I pity vinyl collectors, for whom it’s a must to own not just every record made by a certain artist, but also copies of every pressing of each edition of every album. A both expensive, and ultimately futile endeavour.
Not that I can’t relate though. Ever since I was the youngest member of the stamp collector’s society in the small town where I grew up (perhaps an understatement; I was the sole teenager among retirees), I’ve known what the allure of completism can do to people.
Completism comes in many shapes and forms. It doesn’t necessarily have to manifest in a physical collection, but can also translate into a more generalised ambition to ‘take it all the way’.

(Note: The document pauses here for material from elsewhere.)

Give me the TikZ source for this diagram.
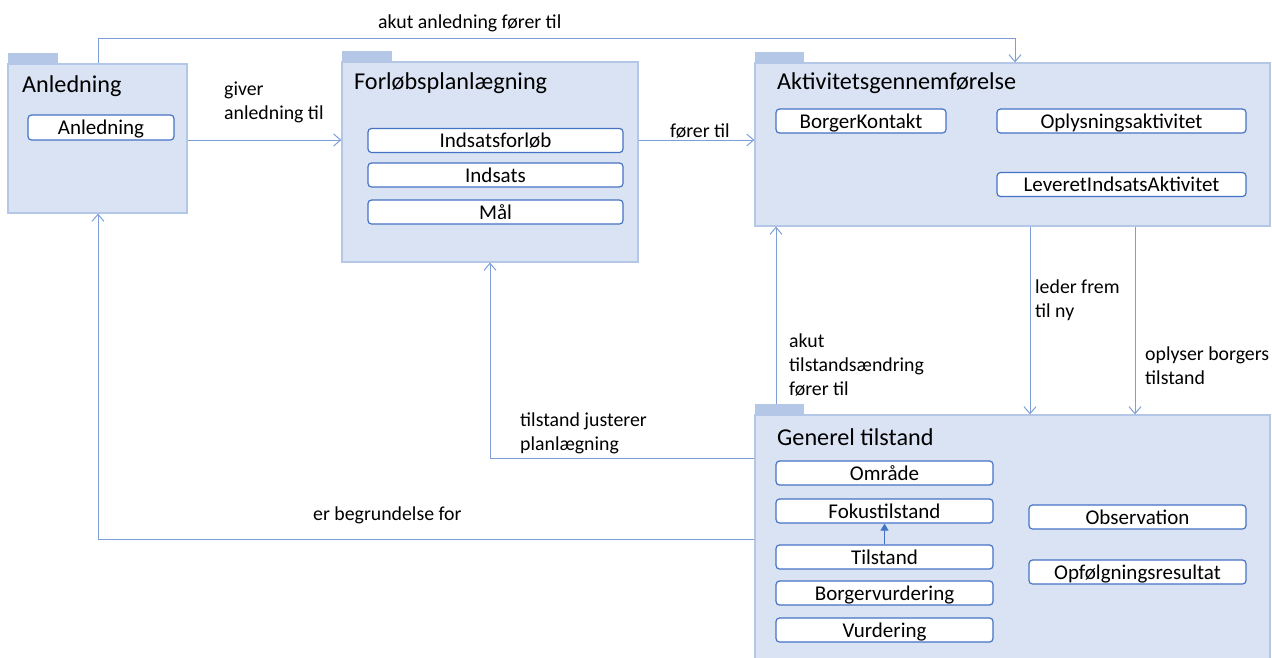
\documentclass[tikz,border=0pt]{standalone}
\usepackage{fontspec}
\setmainfont{Carlito}
\usetikzlibrary{arrows.meta}
\definecolor{pkgfill}{HTML}{DAE3F3}
\definecolor{pkgline}{HTML}{B4C7E7}
\definecolor{tabfill}{HTML}{B4C7E7}
\definecolor{boxline}{HTML}{4472C4}
\definecolor{conncol}{HTML}{7F9ED8}
\tikzset{
  pkgbody/.style={draw=pkgline, fill=pkgfill, line width=1.2pt, inner sep=0pt},
  pkgtab/.style={fill=tabfill, inner sep=0pt, minimum width=50pt, minimum height=11pt},
  pkgtitle/.style={anchor=west, inner sep=0pt, yshift=-1.5pt, font=\fontsize{24.2}{28}\selectfont},
  cls/.style={draw=boxline, fill=white, line width=1.2pt, rounded corners=3.5pt, inner sep=0pt, minimum height=24pt, text height=17.5pt, text depth=3pt, font=\fontsize{21}{24}\selectfont},
  conn/.style={draw=conncol, line width=1pt, -{Straight Barb[length=7pt,width=12pt]}},
  lbl/.style={anchor=west, align=left, inner sep=0pt, yshift=-1.5pt, font=\fontsize{19.8}{24}\selectfont},
}
\begin{document}
\begin{tikzpicture}[x=1pt,y=-1pt]
\clip (0,0) rectangle (1272,657);
\useasboundingbox (0,0) rectangle (1272,657);

% packages
\node[pkgtab] (anltab) at (33,58.5) {};
\node[pkgbody, minimum width=179pt, minimum height=149pt] (anl) at (97.5,138.5) {};
\node[pkgtab] (fortab) at (367,56.5) {};
\node[pkgbody, minimum width=296pt, minimum height=200pt] (for) at (490,162) {};
\node[pkgtab, minimum width=49pt] (akttab) at (779.5,57.5) {};
\node[pkgbody, minimum width=515pt, minimum height=163pt] (akt) at (1012.5,144.5) {};
\node[pkgtab, minimum width=49pt] (gentab) at (779.5,409.5) {};
\node[pkgbody, minimum width=515pt, minimum height=260pt] (gen) at (1012.5,545) {};

% titles
\node[pkgtitle] (anlT) at (22,85) {Anledning};
\node[pkgtitle] (forT) at (354,82) {Forløbsplanlægning};
\node[pkgtitle] (aktT) at (777,82) {Aktivitetsgennemførelse};
\node[pkgtitle] (genT) at (777,436) {Generel tilstand};

% classes
\node[cls, minimum width=146pt, minimum height=25pt] (c1) at (101,127.5) {Anledning};
\node[cls, minimum width=255pt] (c2) at (495.5,140.5) {Indsatsforløb};
\node[cls, minimum width=255pt] (c3) at (495.5,175) {Indsats};
\node[cls, minimum width=255pt] (c4) at (495.5,212) {Mål};
\node[cls, minimum width=170pt] (c5) at (861,121) {BorgerKontakt};
\node[cls, minimum width=249pt] (c6) at (1121.5,121) {Oplysningsaktivitet};
\node[cls, minimum width=249pt] (c7) at (1121.5,184.5) {LeveretIndsatsAktivitet};
\node[cls, minimum width=217pt] (g1) at (884.5,473) {Område};
\node[cls, minimum width=217pt] (g2) at (884.5,511) {Fokustilstand};
\node[cls, minimum width=217pt] (g3) at (884.5,557) {Tilstand};
\node[cls, minimum width=217pt] (g4) at (884.5,593) {Borgervurdering};
\node[cls, minimum width=217pt] (g5) at (884.5,630) {Vurdering};
\node[cls, minimum width=217pt] (g6) at (1137.5,517) {Observation};
\node[cls, minimum width=217pt] (g7) at (1137.5,572) {Opfølgningsresultat};

\draw[draw=boxline, line width=1pt, -{Triangle[length=7pt,width=8pt]}] (g3.north) -- (g2.south);

% helper coordinates
\coordinate (h1) at (0,140);
\coordinate (top) at (0,38);
\coordinate (x776) at (776,0);
\coordinate (x1030) at (1030,0);
\coordinate (x1135) at (1135,0);
\coordinate (y458) at (0,458);
\coordinate (y539) at (0,539);
\coordinate (x1015) at (1015,0);

% connectors
\draw[conn] (anl.north -| 98,0) |- (top -| x1015) -- (akt.north -| x1015);
\draw[conn] (anl.east |- h1) -- (for.west |- h1);
\draw[conn] (for.east |- h1) -- (akt.west |- h1);
\draw[conn] (gentab.north -| x776) -- (akt.south -| x776);
\draw[conn] (akt.south -| x1030) -- (gen.north -| x1030);
\draw[conn] (akt.south -| x1135) -- (gen.north -| x1135);
\draw[conn] (gen.west |- y458) -| (for.south);
\draw[conn] (gen.west |- y539) -| (anl.south -| 98,0);

% labels
\node[lbl] (l1) at (378,22) {akut anledning fører til};
\node[lbl] (l2) at (224,100.5) {giver\\anledning til};
\node[lbl] (l3) at (670,129) {fører til};
\node[lbl] (l4) at (789,363) {akut\\tilstandsændring\\fører til};
\node[lbl] (l5) at (1035,299) {leder frem\\til ny};
\node[lbl] (l6) at (1145,364) {oplyser borgers\\tilstand};
\node[lbl] (l7) at (520,432) {tilstand justerer\\planlægning};
\node[lbl] (l8) at (313,514) {er begrundelse for};
\end{tikzpicture}
\end{document}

A revealing example happened when I read a book – Disgrace – by South African novelist J. M. Coetzee, and liked it so much that I decided I needed to set all else aside and read everything else the man had ever written. Only to find out at the end of that little project that I hadn’t particularly enjoyed the other twentysomething titles that he had written.

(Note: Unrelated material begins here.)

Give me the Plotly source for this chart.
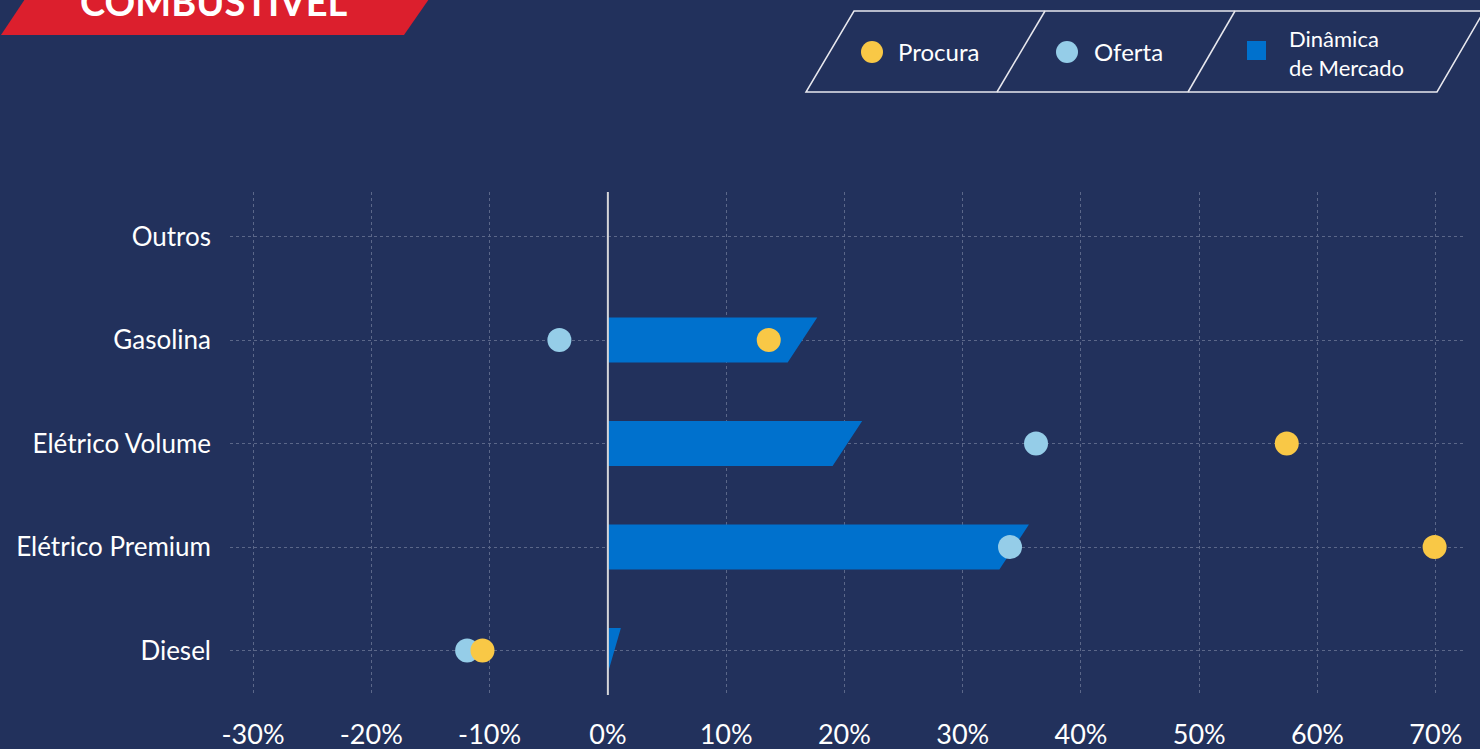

The urge for completism can play those kinds of tricks on you.
Of course if we’re on the topic of reading, completism can also lead in wonderful directions. I’ve written before about the rich experience of consuming every winner of the Booker, the National Book Award, and the Pulizer prize of this century. Again something that took years, but that I simply couldn’t not do once I’d gotten started.
(I’ve also written about the failed attempt, almost comical in hindsight, to grasp an entire cultural sphere by means of ‘completing’ a reading list.)
Lately it’s been ESA’s podcast that’s captured my attention.
I started listening to it for the purpose of research, in order to get ready for a certain event. Once that event had happened thought, I found I simply couldn’t stop, short of having listened to every episode ever aired since 2017.
That took me until yesterday.
Now that I’ve heard all these interviews; with astronauts, but also with all kinds of other specialists working for ESA, it’s as if I can step back and look at this big beautiful tapestry of voices, and the impression I get is that they’re all speaking to me in the same voice.
What they’re saying is beautiful, because of how they say it. They’re all so passionate, so happy to be doing just what they’re doing, so inspired, and consequently inspiring. Hearing a pattern emerge from this kind of polyphony is the rare but precious reward of the completist.